LA DESIGNAZIONE DEI LIBERTI NELLA DOCUMENTAZIONE VENETICA: STRATEGIE LINGUISTICHE E RIFLESSI ISTITUZIONALI

Luca Rigobianco

Abstract


This paper deals with the freedmen in the Venetic world, focusing on the ways of expressing such a status
in the inscriptions. Taking also into account some Venetic inscriptions recently found in Montebelluna,
it seems possible to distinguish two systems for naming freedmen. Specifically, freedmen appear to
be named either by using a second name derived from the patron’s second name with the suffixes -iaio-/
-iako- < *-ia-io-/*-ia-ko- or by adding the Latin loanword libertos “freedman” – sometimes variously abbreviated
– to the onomastic formula.

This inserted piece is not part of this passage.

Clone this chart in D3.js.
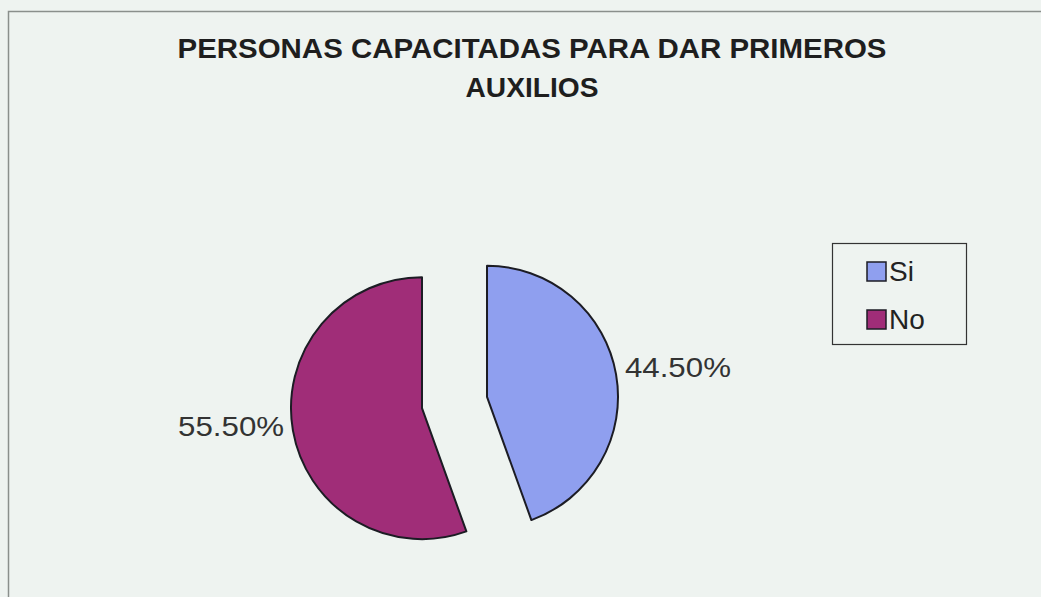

Despite the fragmentary nature of the evidence, the use of a second
name in -iaio/-iako can be considered as the original Venetic system for naming individuals previously not
included in society, such as freedmen. Following cultural and linguistic contact with Rome, such a system
of naming freedmen seems to have been replaced or accompanied by the Roman system, that is to say by
the use of the patron’s second name (gentilicium) and possibly individual name (praenomen), which makes
it necessary to add the term libertos for disambiguation.